If you are wanting multiple GPU, you are probably better off going with an intel 6850k. Here is what I just finished building:

https://pcpartpicker.com/list/Lgsz3F

I built it about a week ago and am very happy. I don’t yet have multiple GPUs, but if I ever did get another, it has 2 x16 PCIe slots.

I’m thinking about getting a multiple GPU box and ideally something that might be able to fit into a small form factor case too and be relatively quiet.

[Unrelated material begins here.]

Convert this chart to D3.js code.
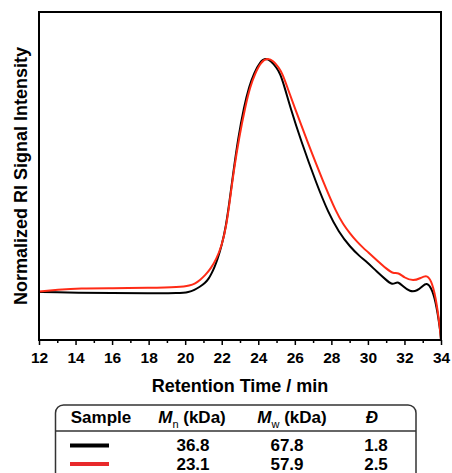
<!DOCTYPE html>
<html>
<head>
<meta charset="utf-8">
<script src="https://cdn.jsdelivr.net/npm/d3@7"></script>
<style>
  body { margin: 0; background: #fff; }
  svg { display: block; font-family: "Liberation Sans", Arial, Helvetica, sans-serif; }
</style>
</head>
<body>
<div class="chart"></div>
<script>
// GPC traces (retention time in min, normalized RI signal)
var blackTime = [12, 13, 14, 16, 18, 19.7, 20.2, 20.5, 20.8, 21.08, 21.3, 21.45, 21.6, 21.76, 22.0, 22.23, 22.43, 22.63, 22.9, 23.22, 23.5, 23.77, 24.1, 24.37, 24.7, 25.0, 25.19, 25.45, 25.74, 26.32, 27.2, 27.83, 28.4, 29.02, 29.57, 29.93, 30.5, 31.0, 31.3, 31.5, 31.66, 31.9, 32.3, 32.7, 33.0, 33.22, 33.45, 33.7, 33.96, 34.0];
var blackSignal = [0.000, -0.002, -0.003, -0.005, -0.006, -0.006, -0.001, 0.008, 0.022, 0.037, 0.058, 0.08, 0.105, 0.137, 0.198, 0.28, 0.39, 0.51, 0.66, 0.794, 0.88, 0.938, 0.985, 1.002, 0.99, 0.96, 0.937, 0.875, 0.794, 0.651, 0.46, 0.34, 0.257, 0.193, 0.151, 0.129, 0.086, 0.051, 0.032, 0.038, 0.043, 0.026, 0.0, 0.004, 0.026, 0.039, 0.021, -0.034, -0.163, -0.206];

var redTime = [12, 13, 14.24, 16, 18, 19.7, 20.26, 20.55, 20.8, 21.1, 21.4, 21.7, 22.0, 22.26, 22.46, 22.66, 22.96, 23.29, 23.56, 23.84, 24.15, 24.5, 24.83, 25.13, 25.32, 25.62, 25.97, 26.65, 27.56, 28.29, 28.65, 29.02, 29.4, 29.75, 30.0, 30.5, 31.03, 31.39, 31.66, 32.0, 32.48, 32.9, 33.22, 33.45, 33.7, 33.96, 34.0];
var redSignal = [0.002, 0.009, 0.016, 0.016, 0.017, 0.02, 0.027, 0.036, 0.05, 0.072, 0.1, 0.14, 0.197, 0.285, 0.4, 0.52, 0.665, 0.794, 0.88, 0.938, 0.985, 1.002, 0.99, 0.96, 0.935, 0.87, 0.794, 0.651, 0.47, 0.337, 0.29, 0.25, 0.215, 0.188, 0.171, 0.135, 0.098, 0.078, 0.084, 0.06, 0.046, 0.06, 0.072, 0.051, -0.013, -0.163, -0.206];

var majorTicks = [12, 14, 16, 18, 20, 22, 24, 26, 28, 30, 32, 34];
var minorTicks = [13, 15, 17, 19, 21, 23, 25, 27, 29, 31, 33];

// table below the plot
var sampleColors = ["#000000", "#e8292b"];
var mnValues = ["36.8", "23.1"];
var mwValues = ["67.8", "57.9"];
var dispersity = ["1.8", "2.5"];

var width = 452, height = 473;
var margin = { top: 12, right: 11, bottom: 133, left: 39 };

var svg = d3.select(".chart")
  .append("svg")
  .attr("width", width)
  .attr("height", height);

var x = d3.scaleLinear().domain([12, 34]).range([margin.left, width - margin.right]);
var y = d3.scaleLinear().domain([-0.206, 1.199]).range([height - margin.bottom, margin.top]);
var plotBottom = height - margin.bottom;

svg.append("clipPath").attr("id", "plot-clip")
  .append("rect")
  .attr("x", margin.left).attr("y", margin.top)
  .attr("width", x(34) - x(12)).attr("height", plotBottom - margin.top);

var line = d3.line()
  .x(function (d) { return x(d[0]); })
  .y(function (d) { return y(d[1]); })
  .curve(d3.curveBasis);

var series = [
  { color: "#000000", data: d3.zip(blackTime, blackSignal) },
  { color: "#ff2b16", data: d3.zip(redTime, redSignal) }
];

svg.append("g")
  .attr("clip-path", "url(#plot-clip)")
  .selectAll("path")
  .data(series)
  .enter()
  .append("path")
  .attr("d", function (d) { return line(d.data); })
  .style("fill", "none")
  .style("stroke", function (d) { return d.color; })
  .style("stroke-width", "2px")
  .style("stroke-linejoin", "round");

// minor ticks
svg.append("g")
  .attr("transform", "translate(0," + plotBottom + ")")
  .call(d3.axisBottom(x).tickValues(minorTicks).tickSize(3).tickFormat(""))
  .call(function (g) { g.select(".domain").remove(); })
  .selectAll("line").style("stroke", "#000").style("stroke-width", "1.5px");

// major ticks + labels
var xAxis = svg.append("g")
  .attr("transform", "translate(0," + plotBottom + ")")
  .call(d3.axisBottom(x).tickValues(majorTicks).tickSize(5).tickPadding(7));
xAxis.select(".domain").remove();
xAxis.selectAll("line").style("stroke", "#000").style("stroke-width", "1.5px");
xAxis.selectAll("text")
  .style("font-size", "15.5px")
  .style("font-weight", "bold")
  .style("fill", "#000")
  .style("font-family", "'Liberation Sans', Arial, sans-serif");

// frame
svg.append("rect")
  .attr("x", margin.left).attr("y", margin.top)
  .attr("width", x(34) - x(12)).attr("height", plotBottom - margin.top)
  .style("fill", "none")
  .style("stroke", "#000")
  .style("stroke-width", "2px");

svg.append("text")
  .attr("x", (x(12) + x(34)) / 2)
  .attr("y", 391.5)
  .attr("text-anchor", "middle")
  .style("font-size", "18px")
  .style("font-weight", "bold")
  .text("Retention Time / min");

svg.append("text")
  .attr("transform", "translate(27," + (margin.top + plotBottom) / 2 + ") rotate(-90)")
  .attr("text-anchor", "middle")
  .style("font-size", "18px")
  .style("font-weight", "bold")
  .text("Normalized RI Signal Intensity");

// table
var table = svg.append("g");
table.append("rect")
  .attr("x", 55.5).attr("y", 405)
  .attr("width", 360.5).attr("height", 90)
  .attr("rx", 8).attr("ry", 8)
  .style("fill", "none")
  .style("stroke", "#333")
  .style("stroke-width", "1.5px");
table.append("line")
  .attr("x1", 55.5).attr("x2", 416)
  .attr("y1", 431).attr("y2", 431)
  .style("stroke", "#333")
  .style("stroke-width", "1.5px");

var headerY = 423;
var head = table.append("g")
  .style("font-size", "17px")
  .style("font-weight", "bold")
  .attr("text-anchor", "middle");

head.append("text").attr("x", 101).attr("y", headerY).text("Sample");

function molarHeader(cx, sub) {
  var t = head.append("text").attr("x", cx).attr("y", headerY);
  t.append("tspan").style("font-style", "italic").text("M");
  t.append("tspan").attr("dy", 5).style("font-size", "11px").style("font-weight", "normal").text(sub);
  t.append("tspan").attr("dy", -5).text(" (kDa)");
}
molarHeader(192, "n");
molarHeader(292, "w");
head.append("text").attr("x", 372).attr("y", headerY).style("font-style", "italic").text("\u0110");

var rowY = [451, 469.5];
var rows = table.selectAll("g.row")
  .data(sampleColors)
  .enter()
  .append("g")
  .attr("class", "row")
  .style("font-size", "17px")
  .style("font-weight", "bold")
  .attr("text-anchor", "middle");

rows.append("line")
  .attr("x1", 70).attr("x2", 109)
  .attr("y1", function (d, i) { return rowY[i] - 5.5; })
  .attr("y2", function (d, i) { return rowY[i] - 5.5; })
  .style("stroke", function (d) { return d; })
  .style("stroke-width", "4px");
rows.append("text").attr("x", 193).attr("y", function (d, i) { return rowY[i]; })
  .text(function (d, i) { return mnValues[i]; });
rows.append("text").attr("x", 287).attr("y", function (d, i) { return rowY[i]; })
  .text(function (d, i) { return mwValues[i]; });
rows.append("text").attr("x", 376).attr("y", function (d, i) { return rowY[i]; })
  .text(function (d, i) { return dispersity[i]; });
</script>
</body>
</html>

I’m thinking about two GeForce GTX 1080 TI Minis, and pairing them up with an Intel i7 that has 40 PCIe lanes.

I’m not sure if I can find a case/mini ITX solution that will be able to support the i7. The intel i7 6850k that Tyler recommended looks great. Just need to see if I can find a motherboard and power supply that would work in a SFF PC.

Does anyone have any experience building a dual GPU small form factor DL rig?

I got this motherboard: https://pcpartpicker.com/product/2Phj4D/asus-strix-z270-e-gaming-atx-lga1151-motherboard-strix-z270-e-gaming

You won’t need to change anything to your parts list, except you don’t need the WiFi thing since the Strix 270-E comes with WiFi.

To answer my own question. I found this commercial build of a small form factor deep learning rig here.

I’ve actually decided not to go this direction, but to build a full tower system that I can expand and add more cards to over time. But I thought I’d share this link in case others pursue this direction of system design.

You can even get a neat little carrying case for it!